Did Shah Rukh Khan pay heed to numerologist Sanjay B Jumaani’s warnings? Or else, why did he feel compelled to remove the city name ‘Kolkata’ from his Knight Riders team’s logo?
There is certainly more to this, than what meets the eye, especially if the Knight Riders’ coach, John Buchanan’s shocking revelation that Ganguly could be replaced with in-form McCullum is to be taken seriously.

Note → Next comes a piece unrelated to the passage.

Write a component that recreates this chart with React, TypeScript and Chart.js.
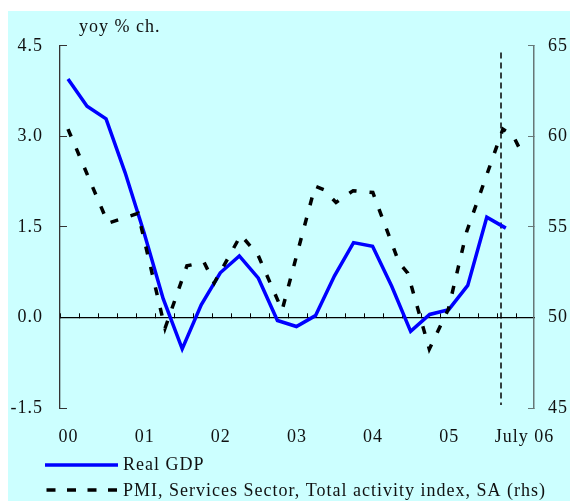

So did the Badshah of Bollywood do this to try and turn his spate of bad luck, considering the fact that Jumaani clearly sounded off his (correct) prophesies on the same? In the first year of IPL, Jumaani had gone on record to say that Kolkata Knight Riders didn’t add up well, but sans ‘Kolkata’, just ‘Knight Riders’ added up to an auspicious number, as it totaled to the number 1 of the powerful Sun. Explaining further, Jumaani maintained that Sourav, a # 8, was far from lucky for SRK, as even in the past, this number has not been too good for the Badshah.
Says Jumaani, “On November 2, SRK had entered his 44th year, and 4+4 = 8, represents Saturn (Shani). Unfortunately, as predicted, it didn’t auger well for SRK what with his shoulder injury keeping him out of action for months and his Billu not faring well too at the BO. “We had, in fact, earlier warned him not to release Asoka on the 26th. He did, and the film bombed,” recalls the numerologist.
According to Jumaani, his association with # 8, Sourav Ganguly (08/07) who captained Knight Riders, wasn’t too fruitful. “In fact, right at the beginning, we had warned that the colour black used for their team jersey wasn’t auspicious as it is also the hue of the same Saturn, # 8, and generally a colour of mourning in many communities. In fact, another team sporting the same colour that has never ever made it in the big league, is New Zealand. It has, on so many occasions, despite playing well, not managed to win a major tournament, leave alone the World Cup.”
Now that SRK’s team is using only Knight Riders in its logo, Jumaani says, “Our next suggestion to the team would be to also change the black colour of its outfits. And Sourav should wear jersey No 24 (that we had recommended earlier too), which did him a world of good in the World Cup as he scored three centuries then, being the only player in any World Cup, along with Mark Waugh, to achieve this honour.”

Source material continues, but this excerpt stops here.